By David Milliken
LONDON (Reuters) -Britain’s central bank still cannot be sure that it has raised interest rates enough to tame inflation, although significant past tightening should soon bear down on the economy, Bank of England Chief Economist Huw Pill said on Tuesday.
“On balance the onus remains on ensuring enough monetary tightening is delivered to ‘see the job through’ and sustainably return inflation to target,” Pill said in remarks published by the BoE, ahead of a speech he was due to deliver in Geneva.
Pill voted with the majority on the BoE’s Monetary Policy Committee last month to raise the BoE’s main interest rate to 4.25% from 4%, its 11th rate rise since starting to increase rates in December 2021.
Pill previously talked in February about how it was “critical” for the BoE to see through its task of raising interest rates to control inflation.
His rate view contrasts with that of colleague Silvana Tenreyro, who said at a separate event on Tuesday that the rapid pace of tightening meant the BoE might have to cut rates “earlier and faster”.
Pill said he could not offer guidance on how he would vote at the BoE’s next rate decision on May 11. Financial markets see a 70% chance of another quarter-point rate increase then.
“Although headline inflation is set to fall significantly in the course of this year owing to a combination of base effects and falls in energy prices, caution is still needed in assessing inflation prospects on account of the potential persistence of domestically generated inflation,” he said.
British consumer price inflation peaked at 11.1% in October, a 41-year high, and was still above 10% in February.
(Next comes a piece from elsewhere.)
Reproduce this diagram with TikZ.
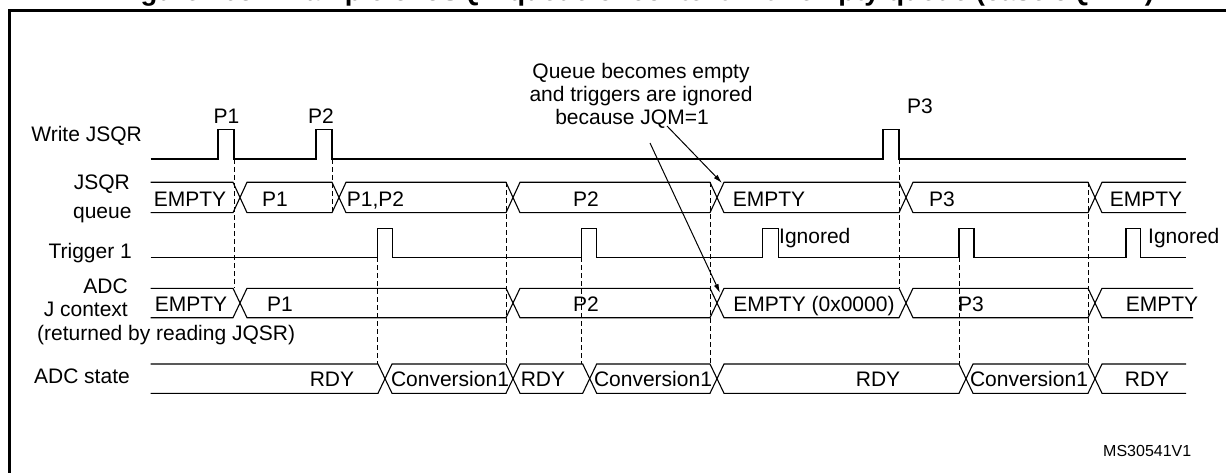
\documentclass[tikz,border=0pt]{standalone}
\usepackage{fontspec}
\setmainfont{Liberation Sans}
\usetikzlibrary{arrows.meta}
\newcommand\queuepath[2]{(150.7,#1) -- (233,#1) -- (247,#2) -- (332,#2) -- (346,#1) -- (506,#1) -- (520,#2) -- (710,#2) -- (724,#1) -- (899,#1) -- (913,#2) -- (1088,#2) -- (1102,#1) -- (1186,#1)}
\newcommand\jctxpath[2]{(150.7,#1) -- (233,#1) -- (247,#2) -- (506,#2) -- (520,#1) -- (710,#1) -- (724,#2) -- (899,#2) -- (913,#1) -- (1088,#1) -- (1102,#2) -- (1193,#2)}
\newcommand\statepath[2]{(150.7,#1) -- (378,#1) -- (392,#2) -- (506,#2) -- (520,#1) -- (582.7,#1) -- (596.7,#2) -- (710,#2) -- (724,#1) -- (959,#1) -- (973,#2) -- (1088,#2) -- (1102,#1) -- (1186,#1)}
\begin{document}
\begin{tikzpicture}[x=1pt,y=-1pt,
  sig/.style={line width=1.1pt, line join=miter},
  guide/.style={line width=1pt, dash pattern=on 5pt off 3pt},
  lbl/.style={inner sep=0pt, font=\fontsize{21}{25}\selectfont},
  note/.style={-{Latex[length=9pt,width=5pt]}, line width=1pt},
]
\useasboundingbox (0,0) rectangle (1226,473);
\fill[white] (0,0) rectangle (1226,473);
\begin{scope}
\clip (0,0) rectangle (1226,473);
% frame
\draw[line width=2.6pt] (9.7,490) -- (9.7,10.5) -- (1240,10.5);
% clipped title
\node[anchor=base west, inner sep=0pt, font=\bfseries\fontsize{27.5}{30}\selectfont] (title) at (116,0.2) {Figure 105. Example of JSQR queue of context with empty queue (case JQM=1)};
\end{scope}

% row labels
\node[lbl, anchor=base east] (lwrite) at (142,141.7) {Write JSQR};
\node[lbl, anchor=base east] (ljsqr) at (130,190) {JSQR};
\node[lbl, anchor=base east] (lqueue) at (131.7,218.3) {queue};
\node[lbl, anchor=base east] (ltrig) at (132,258.3) {Trigger 1};
\node[lbl, anchor=base east] (ladc) at (128,293.3) {ADC};
\node[lbl, anchor=base east] (ljc) at (128,316.7) {J context};
\node[lbl, anchor=base west] (lret) at (37,340) {(returned by reading JQSR)};
\node[lbl, anchor=base east] (lstate) at (130,383.3) {ADC state};

% dashed guides
\foreach \x/\ya/\yb in {234/159/288.3, 332/159/212.7, 377.7/257.3/364, 506/182.3/364, 581.7/257.3/364, 710.5/182.3/364, 899/159/288.3, 959/257.3/364, 1088/182.3/364}
  \draw[guide] (\x,\ya) -- (\x,\yb);

% Write JSQR
\draw[sig] (150.7,159) -- (218,159) -- (218,129.3) -- (234,129.3) -- (234,159) -- (316,159) -- (316,129.3) -- (332,129.3) -- (332,159) -- (883,159) -- (883,129.3) -- (899,129.3) -- (899,159) -- (1186,159);
\node[lbl, anchor=base] (p1) at (226.5,123.3) {P1};
\node[lbl, anchor=base] (p2) at (321,123.3) {P2};
\node[lbl, anchor=base west] (p3) at (907,113.3) {P3};

% JSQR queue
\draw[sig] \queuepath{182.3}{212.7};
\draw[sig] \queuepath{212.7}{182.3};
\node[lbl, anchor=base] (q1) at (190,206.7) {EMPTY};
\node[lbl, anchor=base] (q2) at (275,206.7) {P1};
\node[lbl, anchor=base] (q3) at (375.5,206.7) {P1,P2};
\node[lbl, anchor=base] (q4) at (586,206.7) {P2};
\node[lbl, anchor=base] (q5) at (769,206.7) {EMPTY};
\node[lbl, anchor=base] (q6) at (942,206.7) {P3};
\node[lbl, anchor=base] (q7) at (1146,206.7) {EMPTY};

% Trigger 1
\draw[sig] (150.7,257.3) -- (377.7,257.3) -- (377.7,228.3) -- (392.7,228.3) -- (392.7,257.3)
  -- (581.7,257.3) -- (581.7,228.3) -- (596.7,228.3) -- (596.7,257.3)
  -- (762.7,257.3) -- (762.7,228.3) -- (778.3,228.3) -- (778.3,257.3)
  -- (959,257.3) -- (959,228.3) -- (974,228.3) -- (974,257.3)
  -- (1126,257.3) -- (1126,228.3) -- (1140.7,228.3) -- (1140.7,257.3) -- (1186,257.3);
\node[lbl, anchor=base west] (ig1) at (779,243.3) {Ignored};
\node[lbl, anchor=base west] (ig2) at (1148,243.3) {Ignored};

% ADC J context
\draw[sig] \jctxpath{288.3}{317.7};
\draw[sig] \jctxpath{317.7}{288.3};
\node[lbl, anchor=base] (j1) at (191,311) {EMPTY};
\node[lbl, anchor=base] (j2) at (280,311) {P1};
\node[lbl, anchor=base] (j3) at (586,311) {P2};
\node[lbl, anchor=base] (j4) at (814,311) {EMPTY (0x0000)};
\node[lbl, anchor=base] (j5) at (971,311) {P3};
\node[lbl, anchor=base] (j6) at (1162,311) {EMPTY};

% ADC state
\draw[sig] \statepath{364}{393.3};
\draw[sig] \statepath{393.3}{364};
\node[lbl, anchor=base] (s1) at (332,386.7) {RDY};
\node[lbl, anchor=base] (s2) at (450,386.7) {Conversion1};
\node[lbl, anchor=base] (s3) at (543,386.7) {RDY};
\node[lbl, anchor=base] (s4) at (653,386.7) {Conversion1};
\node[lbl, anchor=base] (s5) at (878,386.7) {RDY};
\node[lbl, anchor=base] (s6) at (1029,386.7) {Conversion1};
\node[lbl, anchor=base] (s7) at (1147,386.7) {RDY};

% annotation
\node[lbl, anchor=base] (n1) at (641,78.3) {Queue becomes empty};
\node[lbl, anchor=base] (n2) at (641,101.7) {and triggers are ignored};
\node[lbl, anchor=base] (n3) at (632,125) {because JQM=1};
\coordinate (a1s) at (667,126);
\coordinate (a1e) at (722,183);
\coordinate (a2s) at (650,143);
\coordinate (a2e) at (720,293);
\draw[note] (a1s) -- (a1e);
\draw[note] (a2s) -- (a2e);

\node[anchor=base west, inner sep=0pt, font=\fontsize{16}{19}\selectfont] (ms) at (1103,456.7) {MS30541V1};
\end{tikzpicture}
\end{document}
The BoE forecasts it will fall sharply during the current quarter and that it will be below 4% by the end of this year.
Both Pill and Tenreyro said the prospects for a sharp fall in inflation looked stronger than they did a few months ago, thanks to a slowdown in some of the most recent measures of private-sector wage growth and lower oil and gas prices.
“Relative to where we were … the difficult ‘trade-off’ facing monetary policy as a result of the adverse terms of trade shock – that is to say, rising inflation in concert with a squeeze on domestic real incomes and spending – has eased,” Pill said.
However, there was a risk that the improvement in domestic demand and employment prospects was not matched by the economy’s supply capacity, creating ongoing inflation risks, he added.
“The MPC will need to exercise its judgement about which of these two underlying stories is more relevant,” Pill said.